>> BEGIN PROVIDED MATERIAL

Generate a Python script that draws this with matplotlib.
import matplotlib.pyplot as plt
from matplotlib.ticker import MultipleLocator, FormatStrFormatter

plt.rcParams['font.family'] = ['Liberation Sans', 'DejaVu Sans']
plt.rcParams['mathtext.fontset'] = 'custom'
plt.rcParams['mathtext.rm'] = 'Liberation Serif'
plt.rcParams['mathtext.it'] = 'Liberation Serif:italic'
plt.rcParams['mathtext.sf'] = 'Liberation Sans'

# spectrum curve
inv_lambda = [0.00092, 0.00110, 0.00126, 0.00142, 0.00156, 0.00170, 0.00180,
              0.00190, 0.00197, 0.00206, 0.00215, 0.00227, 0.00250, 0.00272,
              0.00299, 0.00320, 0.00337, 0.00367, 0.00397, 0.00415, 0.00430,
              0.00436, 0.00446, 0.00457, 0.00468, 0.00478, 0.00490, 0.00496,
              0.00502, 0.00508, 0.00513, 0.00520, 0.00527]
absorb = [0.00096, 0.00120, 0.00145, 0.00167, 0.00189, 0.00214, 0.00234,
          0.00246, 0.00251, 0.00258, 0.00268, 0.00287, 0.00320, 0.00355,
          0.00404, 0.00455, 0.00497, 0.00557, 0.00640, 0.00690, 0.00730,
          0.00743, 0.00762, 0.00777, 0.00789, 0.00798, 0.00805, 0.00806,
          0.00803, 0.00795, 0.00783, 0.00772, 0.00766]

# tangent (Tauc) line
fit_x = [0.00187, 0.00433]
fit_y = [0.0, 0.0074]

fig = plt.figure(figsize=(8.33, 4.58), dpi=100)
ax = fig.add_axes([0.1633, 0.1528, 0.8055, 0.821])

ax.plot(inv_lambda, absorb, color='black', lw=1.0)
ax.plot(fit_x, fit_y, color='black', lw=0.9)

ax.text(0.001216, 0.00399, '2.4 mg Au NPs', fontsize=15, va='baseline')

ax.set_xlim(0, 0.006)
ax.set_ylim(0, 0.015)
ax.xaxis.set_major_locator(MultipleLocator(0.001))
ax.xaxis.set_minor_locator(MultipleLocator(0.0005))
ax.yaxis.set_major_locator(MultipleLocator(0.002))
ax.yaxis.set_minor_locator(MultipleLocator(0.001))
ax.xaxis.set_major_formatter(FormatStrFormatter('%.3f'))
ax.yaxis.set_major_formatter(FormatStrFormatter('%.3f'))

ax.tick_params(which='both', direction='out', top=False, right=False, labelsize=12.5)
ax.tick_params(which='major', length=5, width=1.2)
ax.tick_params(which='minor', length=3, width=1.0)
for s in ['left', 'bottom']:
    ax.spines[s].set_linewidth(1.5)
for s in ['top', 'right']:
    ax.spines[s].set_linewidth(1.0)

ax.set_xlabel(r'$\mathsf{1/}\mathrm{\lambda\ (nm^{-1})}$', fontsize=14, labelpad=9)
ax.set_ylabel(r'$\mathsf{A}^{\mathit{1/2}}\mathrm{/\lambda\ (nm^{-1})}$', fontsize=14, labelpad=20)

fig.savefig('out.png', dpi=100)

>> END PROVIDED MATERIAL

* **PROBLEM DETAILS**: Your answer should be exactly the lines of the data above, from the first through the line containing "plt.rcParams['mathtext.sf'] = 'Liberation".

* **EXERCISE OUTPUT**:
Generate a Python script that draws this with matplotlib.
import matplotlib.pyplot as plt
from matplotlib.ticker import MultipleLocator, FormatStrFormatter

plt.rcParams['font.family'] = ['Liberation Sans', 'DejaVu Sans']
plt.rcParams['mathtext.fontset'] = 'custom'
plt.rcParams['mathtext.rm'] = 'Liberation Serif'
plt.rcParams['mathtext.it'] = 'Liberation Serif:italic'
plt.rcParams['mathtext.sf'] = 'Liberation Sans'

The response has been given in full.